Researchers at the University of Queensland have created a technology that will help create safer hybrid viruses at higher volumes for research and diagnostic efforts involving mosquito-borne diseases.

The key to the technology was the Binjari virus. Study researchers exploited the benign characteristics of the virus, which is inert to humans, to produce ‘dangerous looking’ mosquito-borne viruses such as Zika and dengue, but which cannot grow in humans or animals.

“We were originally hoping to gain insights into how mosquito-borne viral diseases evolve – viruses like Zika, yellow fever, and dengue,” said Dr. Jody Hobson-Peters, of the Queensland School of Chemistry and Molecular Biosciences. “We were also hoping to discover new viruses that might be useful for biotechnology or as biological control agents. The Binjari virus stood out, and while it grows to very high levels in mosquito cells in the lab, it’s completely harmless and cannot infect humans or other vertebrate species. And it is incredibly tolerant for genetic manipulation, allowing us to swap important genes from pathogenic viruses like Zika, West Nile, and dengue into the Binjari genome.”

What this amounts to is a new biotechnology platform that demands little in the way of biocontainment, allowing for safer development. The team — which also includes researchers from the QIMR Berghofer Medical Research Institute — hopes to move the technology further toward human applications.
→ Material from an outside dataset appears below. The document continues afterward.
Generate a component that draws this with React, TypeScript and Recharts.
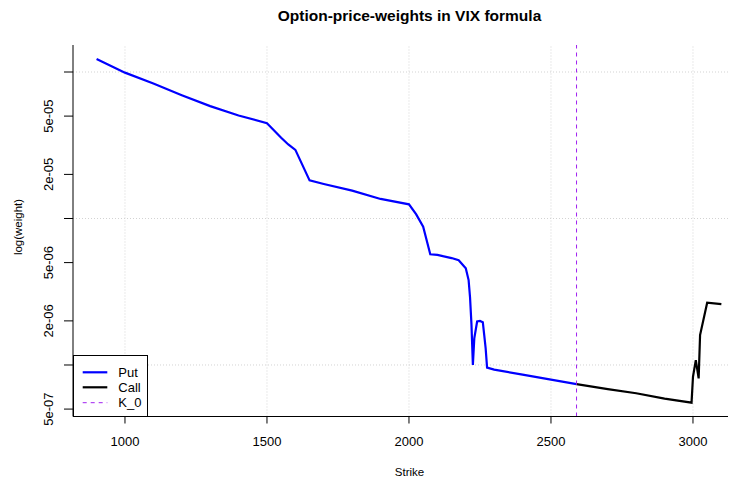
import React, { useLayoutEffect } from "react";
import { LineChart, Line, XAxis, YAxis, ReferenceLine } from "recharts";

const putStrikes = [900, 1000, 1100, 1200, 1300, 1400, 1500, 1550, 1575, 1600, 1650, 1700, 1800, 1900, 2000, 2025, 2050, 2075, 2100, 2150, 2175, 2200, 2210, 2215, 2220, 2225, 2230, 2240, 2250, 2260, 2265, 2270, 2275, 2300, 2400, 2500, 2590];
const putWeights = [1.227e-4, 9.9e-5, 8.34e-5, 6.95e-5, 5.85e-5, 5.05e-5, 4.47e-5, 3.56e-5, 3.2e-5, 2.94e-5, 1.82e-5, 1.72e-5, 1.55e-5, 1.36e-5, 1.25e-5, 1.07e-5, 8.8e-6, 5.7e-6, 5.64e-6, 5.37e-6, 5.19e-6, 4.57e-6, 3.8e-6, 2.9e-6, 1.9e-6, 1.0e-6, 1.52e-6, 1.98e-6, 2.0e-6, 1.96e-6, 1.6e-6, 1.3e-6, 9.6e-7, 9.3e-7, 8.6e-7, 7.94e-7, 7.41e-7];

const callStrikes = [2590, 2700, 2800, 2900, 2995, 3000, 3010, 3020, 3025, 3050, 3100];
const callWeights = [7.41e-7, 6.85e-7, 6.41e-7, 5.9e-7, 5.53e-7, 8.3e-7, 1.08e-6, 8.1e-7, 1.6e-6, 2.66e-6, 2.6e-6];

const K0 = 2590;

const xTicks = [1000, 1500, 2000, 2500, 3000];
const yTicks = [1e-4, 5e-5, 2e-5, 1e-5, 5e-6, 2e-6, 1e-6, 5e-7];
const yTickLabels = ["", "5e-05", "2e-05", "", "5e-06", "2e-06", "", "5e-07"];
const yGrid = [1e-4, 1e-5, 1e-6];

const xDomain = [817, 3151.5];
const yDomain = [4.45e-7, 1.5288e-4];

const putData = putStrikes.map((k, i) => ({ strike: k, weight: putWeights[i] }));
const callData = callStrikes.map((k, i) => ({ strike: k, weight: callWeights[i] }));

const FONT = "'Liberation Sans', Arial, sans-serif";

const YTick = (props: any) => {
  const { y, payload } = props;
  const idx = yTicks.indexOf(payload.value);
  const label = idx >= 0 ? yTickLabels[idx] : "";
  if (!label) return <g />;
  const x = 45.5;
  return (
    <text x={x} y={y} transform={`rotate(-90, ${x}, ${y})`} textAnchor="middle" fontSize={13} fill="#000" fontFamily={FONT}>
      {label}
    </text>
  );
};

export default function App() {
  useLayoutEffect(() => {
    document.documentElement.style.overflow = "hidden";
    document.body.style.overflow = "hidden";
    const root = document.getElementById("root");
    if (root) root.style.width = "728px";
  }, []);
  const W = 728;
  const H = 472;
  return (
    <div style={{ position: "relative", width: W, height: H, fontFamily: FONT, overflow: "hidden" }}>
      <LineChart width={W} height={H} margin={{ top: 37, right: 0, bottom: 33.5, left: 0 }}>
        <XAxis
          type="number"
          dataKey="strike"
          domain={xDomain}
          allowDataOverflow
          ticks={xTicks}
          tickSize={7}
          tickMargin={13}
          height={30}
          stroke="#000"
          tick={{ fill: "#000", fontSize: 13, fontFamily: FONT }}
        />
        <XAxis
          xAxisId="top"
          orientation="top"
          type="number"
          dataKey="strike"
          domain={xDomain}
          allowDataOverflow
          height={0}
          tick={false}
          tickLine={false}
          stroke="#000"
        />
        <YAxis
          type="number"
          dataKey="weight"
          scale="log"
          domain={yDomain}
          allowDataOverflow
          ticks={yTicks}
          tickSize={9}
          width={65}
          stroke="#000"
          tick={<YTick />}
        />
        {xTicks.map((v) => (
          <ReferenceLine key={"gx" + v} x={v} stroke="#d3d3d3" strokeDasharray="1 2" />
        ))}
        {yGrid.map((v) => (
          <ReferenceLine key={"gy" + v} y={v} stroke="#d3d3d3" strokeDasharray="1 2" />
        ))}
        <Line data={putData} dataKey="weight" type="linear" stroke="#0000ff" strokeWidth={2.2} dot={false} isAnimationActive={false} />
        <Line data={callData} dataKey="weight" type="linear" stroke="#000000" strokeWidth={2.2} dot={false} isAnimationActive={false} />
        <ReferenceLine x={K0} stroke="#a020f0" strokeDasharray="4 4" strokeWidth={1} />
      </LineChart>
      <svg width={W} height={H} style={{ position: "absolute", left: 0, top: 0, pointerEvents: "none" }}>
        <text x={401.5} y={7} textAnchor="middle" dominantBaseline="central" fontSize={15.5} fontWeight="bold" fill="#000" fontFamily={FONT}>
          Option-price-weights in VIX formula
        </text>
        <text x={401.5} y={463.5} textAnchor="middle" dominantBaseline="central" fontSize={11.5} fill="#000" fontFamily={FONT}>
          Strike
        </text>
        <text x={10.3} y={219} transform="rotate(-90, 10.3, 219)" textAnchor="middle" dominantBaseline="central" fontSize={11.5} fill="#000" fontFamily={FONT}>
          log(weight)
        </text>
        <g>
          <rect x={65.5} y={347.5} width={74} height={61} fill="#fff" stroke="#000" strokeWidth={1} />
          <line x1={74.7} x2={99.3} y1={364.3} y2={364.3} stroke="#0000ff" strokeWidth={2.2} />
          <line x1={74.7} x2={99.3} y1={379.3} y2={379.3} stroke="#000" strokeWidth={2.2} />
          <line x1={74.7} x2={99.3} y1={394.7} y2={394.7} stroke="#a020f0" strokeWidth={1} strokeDasharray="4 4" />
          <text x={110.3} y={364.3} dominantBaseline="central" fontSize={13} fill="#000" fontFamily={FONT}>Put</text>
          <text x={110.3} y={379.3} dominantBaseline="central" fontSize={13} fill="#000" fontFamily={FONT}>Call</text>
          <text x={110.3} y={394.7} dominantBaseline="central" fontSize={13} fill="#000" fontFamily={FONT}>K_0</text>
        </g>
      </svg>
    </div>
  );
}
“The main advantage of this system is that it is safe,” Professor Andreas Suhrbier, of the QIMR Berghofer Medical Research Institute, said. “These hybrids cannot infect humans, meaning that manufacture of vaccines and diagnostic reagents don’t require the strict and expensive biosecurity infrastructure ordinarily needed to grow these pathogenic viruses.”

Suhrbier continued, stating that the technology will revolutionize vaccine manufacturing and create a faster process of high-volume vaccine development.